Comment 1 Mark Orenstein 2005-05-02 19:48:16 UTC
Created attachment 113942 [details]
/etc/X11/xorg.conf

Comment 2 Mike A. Harris 2005-05-02 20:44:02 UTC
MTRRs are a finite limited resource provided by the CPU (for CPUs that
support MTRRs).  The BIOS may use some of these to set cacheability
of memory regious during POST, and the OS can modify/add/remove
regions after that.  However, the OS is limited to using what the
hardware provides.

Additionally, MTRRs have CPU specific rules for how they must be set up.
In general, they must be a size range that is a power of 2, and be on
a boundary that is a multiple of the size range.  The exact rules are
CPU brand and model specific.  On systems with lots of free MTRRs,
often a single MTRR can be used to cover the video framebuffer.  Some
systems however the video framebuffer does not show up in the memory
map at an optimal location, and in order to obey the hardware rules,
the X server has to divide the framebuffer region into multiple
ranges, each of which obey the rules for setting MTRRs.  In some cases,
this requires using many MTRRs, and depending on how many were used
by the system to begin with, it may result in the inability to set
MTRRs for the entire framebuffer.

This is not a software bug or limitation however.  It is a hardware
limitation of the system in question.  If the video hardware is not
on-board, you can try switching it to a different slot if possible
(PCI or PCI-E), which sometimes causes the framebuffer to get assigned
a different memory address which might have more favourable MTRR
math, and require fewer entries.  This is not the case for onboard
video such as Intel integrated however as you can not change the
slot.

MTRRs were a CPU hack added onto Intel CPUs a long time ago, and there
are some rather serious limitations in the hardware that can not be
worked around in software.  This is becoming more and more of a problem
on newer systems, in particular with video hardware that has non-contiguous
memory, as multiple MTRRs *must* be used on them.

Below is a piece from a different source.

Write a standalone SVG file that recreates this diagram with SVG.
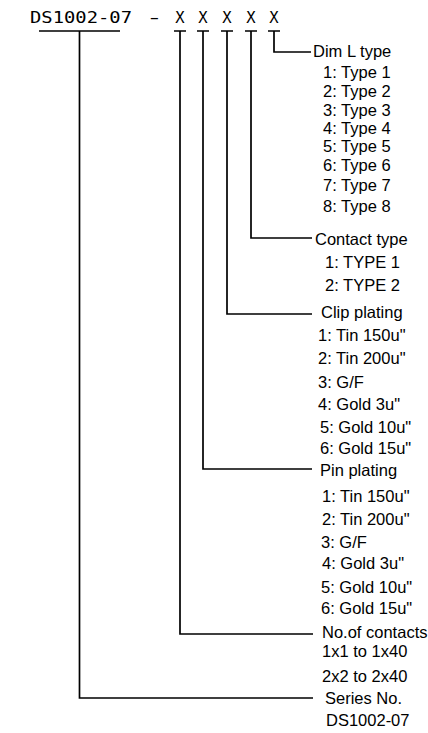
<svg xmlns="http://www.w3.org/2000/svg" width="428" height="733" viewBox="0 0 428 733">
<style>
.ln{fill:none;stroke:#000;stroke-width:1.7}
.code{font-family:"DejaVu Sans Mono","Liberation Mono",monospace;font-size:15.5px;fill:#000}
.t{font-family:"Liberation Sans",Arial,sans-serif;font-size:16.5px;fill:#000}
</style>
<rect width="428" height="733" fill="#fff"/>
<g id="code">
<text class="code" x="30" y="23" textLength="102" lengthAdjust="spacingAndGlyphs">DS1002-07</text>
<text class="code" x="0" y="23" text-anchor="middle" transform="translate(154.5 0) scale(1.8 1)">-</text>
<text class="code" x="180" y="23" text-anchor="middle">X</text>
<text class="code" x="203" y="23" text-anchor="middle">X</text>
<text class="code" x="227" y="23" text-anchor="middle">X</text>
<text class="code" x="251" y="23" text-anchor="middle">X</text>
<text class="code" x="274" y="23" text-anchor="middle">X</text>
</g>
<g id="connectors">
<path class="ln" d="M39 31H120M79.5 31V698H313"/>
<path class="ln" d="M174 31H186M180 31V634H313"/>
<path class="ln" d="M197 31H209M203 31V469H312"/>
<path class="ln" d="M221 31H233M227 31V314H312"/>
<path class="ln" d="M245 31H257M251 31V238H312"/>
<path class="ln" d="M268 31H280M274 31V52H311"/>
</g>
<g id="dim-l-type">
<text class="t" x="313" y="57">Dim L type</text>
<text class="t" x="323" y="78">1: Type 1</text>
<text class="t" x="323" y="97">2: Type 2</text>
<text class="t" x="323" y="116">3: Type 3</text>
<text class="t" x="323" y="134">4: Type 4</text>
<text class="t" x="323" y="152">5: Type 5</text>
<text class="t" x="323" y="171">6: Type 6</text>
<text class="t" x="323" y="191">7: Type 7</text>
<text class="t" x="323" y="212">8: Type 8</text>
</g>
<g id="contact-type">
<text class="t" x="315" y="245">Contact type</text>
<text class="t" x="325" y="268">1: TYPE 1</text>
<text class="t" x="325" y="291">2: TYPE 2</text>
</g>
<g id="clip-plating">
<text class="t" x="321" y="318">Clip plating</text>
<text class="t" x="318" y="341">1: Tin 150u"</text>
<text class="t" x="318" y="364">2: Tin 200u"</text>
<text class="t" x="318" y="388">3: G/F</text>
<text class="t" x="318" y="410">4: Gold 3u"</text>
<text class="t" x="320" y="433">5: Gold 10u"</text>
<text class="t" x="320" y="454">6: Gold 15u"</text>
</g>
<g id="pin-plating">
<text class="t" x="320" y="476">Pin plating</text>
<text class="t" x="322" y="502">1: Tin 150u"</text>
<text class="t" x="322" y="525">2: Tin 200u"</text>
<text class="t" x="321" y="548">3: G/F</text>
<text class="t" x="322" y="569">4: Gold 3u"</text>
<text class="t" x="321" y="593">5: Gold 10u"</text>
<text class="t" x="321" y="614">6: Gold 15u"</text>
</g>
<g id="no-of-contacts">
<text class="t" x="322" y="638">No.of contacts</text>
<text class="t" x="322" y="657">1x1 to 1x40</text>
<text class="t" x="322" y="682">2x2 to 2x40</text>
</g>
<g id="series-no">
<text class="t" x="325" y="704">Series No.</text>
<text class="t" x="326" y="726">DS1002-07</text>
</g>
</svg>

Unfortunately, there is no solution for this hardware problem at this
time, because Xorg, XFree86, and the Linux kernel are limited to using
MTRR, as that is the only mechanism provided for setting cacheability
of memory regions.

Since Pentium Pro and later, and Athlon and later however, the CPUs
provide an alternate and superior mechanism in hardware to allow
software to set the cacheability of memory on a page-granular basis.
This is the Intel "PAT" (Page Attribute Table) feature.  Processors
that show "pat" in flags in /proc/cpuinfo have this capability in
hardware.  Unfortunately, Linux does not implement PAT feature support
at this point in time, and so the X server is unable to use it, and
is limited then to using the MTRR feature, with it's inherent
limitations.

Once someone finishes off Linux PAT support, and gets it integrated
into Linus's kernel, it will be easy to add support to Xorg to use
PAT instead of MTRR, and this problem will more or less vanish.  Until
that time however, the X server is limited to the features the hardware
provides, and that means that it is unable to set up write-combining
on some hardware out there due to MTRR limitations.

You might try decreasing or increasing the amount of system memory
allocated to video memory in your BIOS, as this may alter the way
memory gets assigned, and how many MTRRs might be needed.  Other than
that, there is no other workaround until PAT support is included in
the Linux kernel.

Setting status to NOTABUG (hardware limitation).